As every other reviewer notes, Hauser & Guilmoth met in college, formed Wilt Press together, and began making the work for Sleep Creek while living together on Peaks Island, Maine. From what I understand, they planned to make work on and about the island, but quickly expanded to the whole of New England, if not in the photographs themselves, at least in the ethos, the feel of the book.
The photographs remind me some of Gary Briechle, who likewise made many photographs in Gary Briechle and Maine in Maine, and so maybe there’s something in the water there, something in the air or land that leads photographers to this stark, flash-lit, almost sinister-feeling work.
I’m reminded also of Nathan Pearce, working in the midwest, though Pearce’s work is somewhat more celebratory and uplifting than anything in Sleep Creek (or Maine, for that matter), and it doesn’t seem like Hauser & Guilmoth had any intention of uplifting or celebrating anything. Between the flash-lit spider webs and the holes and voids that populate many scenes, everything else just feels spooky and unforgiving and like someplace I’d never want to visit.
To be frank, I’ve had enough of the seedy underbelly of America. Whether it’s New England and opioids or the ravages of old age, or California Ideology, really, if any of these photographers turned 15 degrees, they’d see something that pointed more towards joy or beauty or interest, and I, for one, and tired of photographs and photobooks that seek to drag me down.
Don’t misunderstand: I like being challenged. I love photobooks that help me discover other lifestyles, other ways of being or thinking. I don’t mind being frightened or shocked (hard to do these days) or disturbed. But I’ve seen Sleep Creek before, most of it anyway, more or less, and it looks better in Collodion or in Color… and made by Gary Briechle.
There are a couple of images that prick a bit: there’s a topless woman with her back turned and her hair on fire; there’s an owl with a missing eye (I just read the Harry Potter books and thought of Hedwig); there’s another topless woman with her head turned away, one arm across her sternum, one arm down by her side, and another scratching her back.

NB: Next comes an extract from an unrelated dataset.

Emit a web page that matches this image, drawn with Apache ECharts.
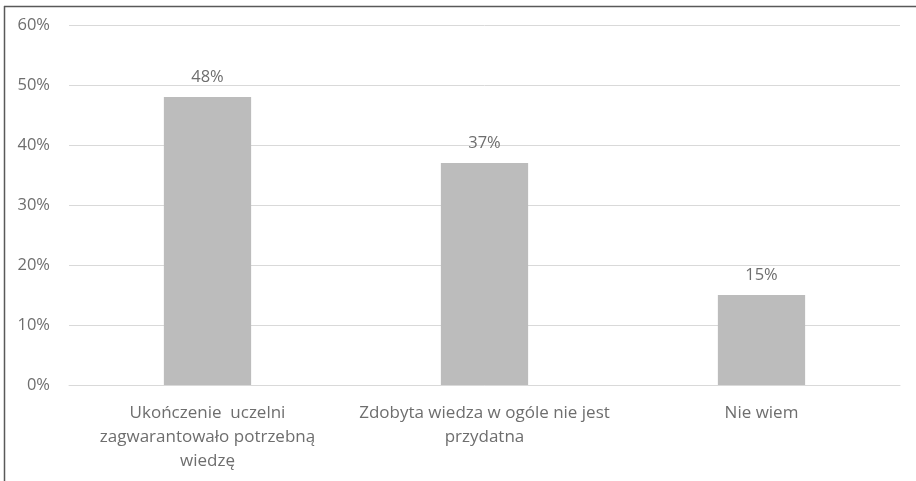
<!DOCTYPE html>
<html><head><meta charset="utf-8">
<script src="https://cdn.jsdelivr.net/npm/echarts@6/dist/echarts.min.js"></script>
<style>html,body{margin:0;padding:0;background:#fff}#c{width:916px;height:481px}</style>
</head><body><div id="c"></div>
<script>
const categories = ["Ukończenie  uczelni\nzagwarantowało potrzebną\nwiedzę", "Zdobyta wiedza w ogóle nie jest\nprzydatna", "Nie wiem"];
const values = [48, 37, 15];
const yTicks = [0, 10, 20, 30, 40, 50, 60];

const chart = echarts.init(document.getElementById('c'), null, {renderer: 'canvas'});
const font = '"Open Sans", "Noto Sans", sans-serif';
const txt = '#6e6e6e';
chart.setOption({
  animation: false,
  grid: {left: 69, right: 16, top: 25, bottom: 96, containLabel: false},
  xAxis: {
    type: 'category', data: categories,
    axisLine: {show: true, lineStyle: {color: '#d9d9d9', width: 1}},
    axisTick: {show: false},
    axisLabel: {color: txt, fontSize: 17, fontFamily: font, lineHeight: 24, margin: 16, interval: 0}
  },
  yAxis: {
    type: 'value', min: yTicks[0], max: yTicks[yTicks.length - 1], interval: 10,
    axisLine: {show: false}, axisTick: {show: false},
    splitLine: {lineStyle: {color: '#d9d9d9', width: 1}},
    axisLabel: {color: txt, fontSize: 16.5, fontFamily: font, margin: 19, formatter: v => v + '%'}
  },
  series: [{
    type: 'bar', data: values, barWidth: '31.5%',
    itemStyle: {color: '#bcbcbc'},
    label: {show: true, position: 'top', distance: 11, color: txt, fontSize: 16.5, fontFamily: font, formatter: p => p.value + '%'}
  }],
  graphic: [
    {type: 'line', shape: {x1: 4, y1: 6.5, x2: 916, y2: 6.5}, style: {stroke: '#595959', lineWidth: 1.5}},
    {type: 'line', shape: {x1: 4.5, y1: 6, x2: 4.5, y2: 481}, style: {stroke: '#595959', lineWidth: 1.5}}
  ]
});
</script></body></html>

And the whole book has this dark-surreal feeling that I would probably appreciate, that a younger me might really dig, that a me in a different mode of thinking and desiring might really get into, but the me that’s writing this, today, the second of August 2021 just can’t really get into it much.
Unrated.
As mentioned above, Sleep Creek got a ton of positive press. It was Andrew Fedynak and Mark Power’s favorite book of 2019; Collier Brown gave a lengthy and thoughtful review in the Od Review; Holly Houlton’s review in Photobookstore.co.uk is one of the best; and Brad Feuerhelm is in full effect on ASX, for better or worse. They probably all do it more justice than I have, and since the book is now in its second 1250-copy printing, I guess it struck a chord with some people. So, again, as always, your mileage may vary.
Sleep Creek is readily available direct from Void and elsewhere, so if any of the above sounds good to you, go for it. I will say that the printing is great and I like the binding. I just wish the contents were something more positive, wish the whole thing wasn’t so bleak and dismal.